We often speak of trade in simple, bilateral terms: "Germany exports cars to France" or "China ships phones to the US." But in a modern hyper-connected economy, these statements are deceptively simple. A "German" car might contain a Polish engine, Italian electronics, and Chinese batteries, while a "Chinese" phone may effectively be a bundle of Korean chips and American intellectual property wrapped in plastic.
To understand who really creates value in the global economy, we cannot rely on standard customs data. We need to look deeper. The interactive network map below does exactly that, peeling back the layers of "Gross Trade" to reveal the Global Value Chains (GVCs) underneath.
Global Value Chain Network (2021)
The Data Problem: The "$1,000 iPhone" Illusion
Why do we need this map? Standard trade statistics suffer from a massive "double counting" problem. Imagine an iPhone. When China exports it to the US for $1,000, customs data records a $1,000 export from China. But if $300 of that value was a chip made in Korea and $200 was a screen from Japan, China only created $500 of value. Standard data credits China with the full $1,000, inflating its trade surplus and hiding the contributions of its neighbors.
This visualization uses the OECD Trade in Value Added (TiVA) 2025 database to correct this. Specifically, I utilized the EXGR_DVA indicator (Domestic Value Added in Gross Exports), which strips away foreign components to isolate the "true" economic contribution of a nation—the wages paid to its workers and the profits earned by its firms.
Methodology: Mapping "Factory World"
Using Python and network analysis, I modeled the global economy as a directed graph:
- Nodes (Flags): Represent major economies. Their size is dynamic, determined not by GDP, but by their total volume of domestic value-added exports.
- Edges (Arrows): Represent the flow of value. To avoid the "hairball effect" common in network data, I applied a $1 billion threshold, visualizing only the major arteries of the global economy.
- Geography: Nodes are anchored to their geographic coordinates to visualize the spatial reality of supply chains.
Key Insights: Three Factories, Three Models
The map reveals that the global economy is not a uniform mesh, but rather three distinct "Regional Factories," each with a unique structure:
- "Factory Europe" (The Integrated Web): Look at the dense tangle of yellow arrows in Europe.

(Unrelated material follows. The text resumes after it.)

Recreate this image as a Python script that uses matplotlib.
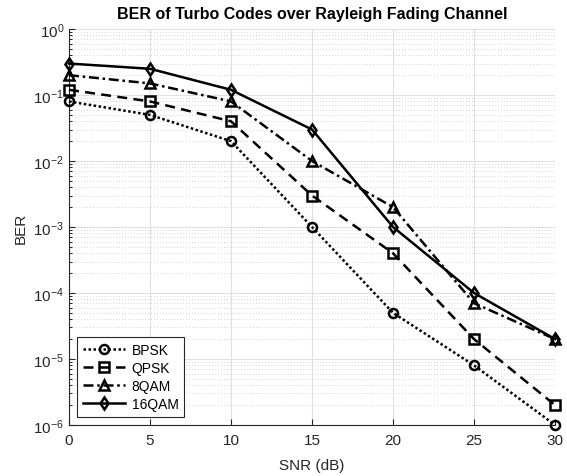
import numpy as np
import matplotlib
matplotlib.use('Agg')
import matplotlib.pyplot as plt

plt.rcParams['font.family'] = ['Liberation Sans', 'DejaVu Sans']

snr = [0, 5, 10, 15, 20, 25, 30]
ber_bpsk = [0.08, 0.05, 0.02, 1e-3, 5e-5, 8e-6, 1e-6]
ber_qpsk = [0.12, 0.08, 0.04, 3e-3, 4e-4, 2e-5, 2e-6]
ber_8qam = [0.2, 0.15, 0.08, 1e-2, 2e-3, 7e-5, 2e-5]
ber_16qam = [0.3, 0.25, 0.12, 0.03, 1e-3, 1e-4, 2e-5]

fig = plt.figure(figsize=(5.67, 4.77), dpi=100)
ax = fig.add_axes([0.1217, 0.107, 0.8572, 0.830])

kw = dict(color='black', linewidth=1.8, markersize=6.5, markerfacecolor='none',
          markeredgewidth=1.8, clip_on=False, zorder=3)
ax.semilogy(snr, ber_bpsk, linestyle=(0, (1, 1)), marker='o', label='BPSK', **kw)
ax.semilogy(snr, ber_qpsk, linestyle=(0, (4, 2.5)), marker='s', label='QPSK', **kw)
ax.semilogy(snr, ber_8qam, linestyle=(0, (4, 1.5, 1, 1.5)), marker='^', label='8QAM', **kw)
ax.semilogy(snr, ber_16qam, linestyle='-', marker='d', label='16QAM', **kw)

ax.set_xlim(0, 30)
ax.set_ylim(1e-6, 1)
ax.set_xticks([0, 5, 10, 15, 20, 25, 30])
ax.grid(True, which='major', color='#e0e0e0', linewidth=0.8, linestyle='-')
ax.grid(True, which='minor', axis='y', color='#c8c8c8', linewidth=0.6,
        linestyle=(0, (1, 2.5)))
ax.set_axisbelow(True)

for s in ['top', 'right']:
    ax.spines[s].set_visible(False)
for s in ['left', 'bottom']:
    ax.spines[s].set_color('#262626')
ax.tick_params(direction='in', colors='#262626', labelsize=11, length=4)
ax.tick_params(which='minor', direction='in', length=2)
ax.tick_params(axis='x', pad=6)

ax.set_xlabel('SNR (dB)', fontsize=11, color='#262626', labelpad=8)
ax.set_ylabel('BER', fontsize=11, color='#262626')
ax.set_title('BER of Turbo Codes over Rayleigh Fading Channel', fontsize=11.5,
             fontweight='bold', pad=8)

leg = ax.legend(loc='lower left', fontsize=10, fancybox=False, edgecolor='#262626',
                handlelength=3.0, borderaxespad=0.6, labelspacing=0.3,
                handletextpad=0.5, borderpad=0.4, framealpha=1)
leg.get_frame().set_linewidth(0.8)

fig.savefig('out.png', dpi=100)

This visualizes the success of the Single Market. Unlike other regions, Europe does not rely on a single hub-and-spoke model. Instead, Germany (DEU), France (FRA), Italy (ITA), and the Netherlands (NLD) form a deeply integrated "multi-polar" web. Germany acts as the gravitational center, but the heavy bidirectional flows show a relationship of mutual dependency rather than simple dominance.
- "Factory Asia" (The Conveyor Belt): The Asian cluster (green nodes) reveals a different dynamic: the "Assembly Line." Notice the thick arrows flowing from advanced economies like Japan (JPN) and South Korea (KOR) into China (CHN). This visualizes the flow of high-tech intermediate components (chips, screens) moving into China for final assembly. China then acts as the global launchpad, exporting the final value to the US and Europe.
- "Factory North America" (The Triangle): In the West, the red nodes show a clear triangular structure. The US is the massive anchor, with thick, singular arteries connecting to Canada and Mexico. This reflects the USMCA (formerly NAFTA) dynamic, where supply chains are often built to feed the US consumer market, rather than the multi-directional web seen in Europe.
The Strategic Implication: The Myth of Decoupling
In an era where "de-risking" and "decoupling" are buzzwords, this map offers a reality check. The thickness of the connections—particularly between the "Three Factories"—shows that the global economy is not just connected; it is fused.
Disrupting a single node (like China or Germany) doesn't just cut a trade line; it strands the upstream suppliers (who lose their assembler) and the downstream buyers (who lose their final goods). This network analysis confirms that while political rhetoric focuses on borders, economic value flows right through them.